>> Begin

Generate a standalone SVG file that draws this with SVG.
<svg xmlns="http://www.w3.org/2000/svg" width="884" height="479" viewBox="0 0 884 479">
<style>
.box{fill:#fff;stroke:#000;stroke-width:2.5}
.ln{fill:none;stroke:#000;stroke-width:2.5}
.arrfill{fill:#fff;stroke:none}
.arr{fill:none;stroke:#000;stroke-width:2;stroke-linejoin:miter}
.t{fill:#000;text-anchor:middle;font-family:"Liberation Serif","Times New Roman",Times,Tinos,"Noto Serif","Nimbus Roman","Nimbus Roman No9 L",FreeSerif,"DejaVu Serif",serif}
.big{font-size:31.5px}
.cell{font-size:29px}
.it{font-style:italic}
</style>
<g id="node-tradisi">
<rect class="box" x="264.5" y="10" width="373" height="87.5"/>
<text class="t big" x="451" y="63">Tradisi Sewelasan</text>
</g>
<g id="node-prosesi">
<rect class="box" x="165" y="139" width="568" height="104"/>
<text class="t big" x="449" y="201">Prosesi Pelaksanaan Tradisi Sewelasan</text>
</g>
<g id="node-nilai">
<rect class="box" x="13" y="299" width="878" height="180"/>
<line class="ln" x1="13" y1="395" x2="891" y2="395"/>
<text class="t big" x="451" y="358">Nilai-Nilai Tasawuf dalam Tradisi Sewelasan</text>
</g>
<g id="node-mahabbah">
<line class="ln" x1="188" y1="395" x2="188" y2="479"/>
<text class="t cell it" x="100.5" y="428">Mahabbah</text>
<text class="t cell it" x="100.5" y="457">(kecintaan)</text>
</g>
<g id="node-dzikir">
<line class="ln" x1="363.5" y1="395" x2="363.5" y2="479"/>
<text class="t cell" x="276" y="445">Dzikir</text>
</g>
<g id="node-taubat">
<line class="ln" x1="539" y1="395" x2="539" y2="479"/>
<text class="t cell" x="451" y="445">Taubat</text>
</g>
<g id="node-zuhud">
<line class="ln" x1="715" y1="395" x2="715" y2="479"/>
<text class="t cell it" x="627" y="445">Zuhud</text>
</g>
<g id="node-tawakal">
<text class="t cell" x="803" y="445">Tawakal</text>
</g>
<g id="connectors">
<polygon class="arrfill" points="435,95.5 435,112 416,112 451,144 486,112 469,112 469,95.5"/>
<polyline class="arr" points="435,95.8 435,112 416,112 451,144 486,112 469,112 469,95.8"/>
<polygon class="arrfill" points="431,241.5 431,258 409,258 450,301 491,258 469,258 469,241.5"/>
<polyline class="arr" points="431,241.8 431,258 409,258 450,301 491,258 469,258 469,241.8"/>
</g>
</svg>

>> End

● **What you need to do**
Reproduce the material above exactly; please quote every line of it.

● **Written solution**
Generate a standalone SVG file that draws this with SVG.
<svg xmlns="http://www.w3.org/2000/svg" width="884" height="479" viewBox="0 0 884 479">
<style>
.box{fill:#fff;stroke:#000;stroke-width:2.5}
.ln{fill:none;stroke:#000;stroke-width:2.5}
.arrfill{fill:#fff;stroke:none}
.arr{fill:none;stroke:#000;stroke-width:2;stroke-linejoin:miter}
.t{fill:#000;text-anchor:middle;font-family:"Liberation Serif","Times New Roman",Times,Tinos,"Noto Serif","Nimbus Roman","Nimbus Roman No9 L",FreeSerif,"DejaVu Serif",serif}
.big{font-size:31.5px}
.cell{font-size:29px}
.it{font-style:italic}
</style>
<g id="node-tradisi">
<rect class="box" x="264.5" y="10" width="373" height="87.5"/>
<text class="t big" x="451" y="63">Tradisi Sewelasan</text>
</g>
<g id="node-prosesi">
<rect class="box" x="165" y="139" width="568" height="104"/>
<text class="t big" x="449" y="201">Prosesi Pelaksanaan Tradisi Sewelasan</text>
</g>
<g id="node-nilai">
<rect class="box" x="13" y="299" width="878" height="180"/>
<line class="ln" x1="13" y1="395" x2="891" y2="395"/>
<text class="t big" x="451" y="358">Nilai-Nilai Tasawuf dalam Tradisi Sewelasan</text>
</g>
<g id="node-mahabbah">
<line class="ln" x1="188" y1="395" x2="188" y2="479"/>
<text class="t cell it" x="100.5" y="428">Mahabbah</text>
<text class="t cell it" x="100.5" y="457">(kecintaan)</text>
</g>
<g id="node-dzikir">
<line class="ln" x1="363.5" y1="395" x2="363.5" y2="479"/>
<text class="t cell" x="276" y="445">Dzikir</text>
</g>
<g id="node-taubat">
<line class="ln" x1="539" y1="395" x2="539" y2="479"/>
<text class="t cell" x="451" y="445">Taubat</text>
</g>
<g id="node-zuhud">
<line class="ln" x1="715" y1="395" x2="715" y2="479"/>
<text class="t cell it" x="627" y="445">Zuhud</text>
</g>
<g id="node-tawakal">
<text class="t cell" x="803" y="445">Tawakal</text>
</g>
<g id="connectors">
<polygon class="arrfill" points="435,95.5 435,112 416,112 451,144 486,112 469,112 469,95.5"/>
<polyline class="arr" points="435,95.8 435,112 416,112 451,144 486,112 469,112 469,95.8"/>
<polygon class="arrfill" points="431,241.5 431,258 409,258 450,301 491,258 469,258 469,241.5"/>
<polyline class="arr" points="431,241.8 431,258 409,258 450,301 491,258 469,258 469,241.8"/>
</g>
</svg>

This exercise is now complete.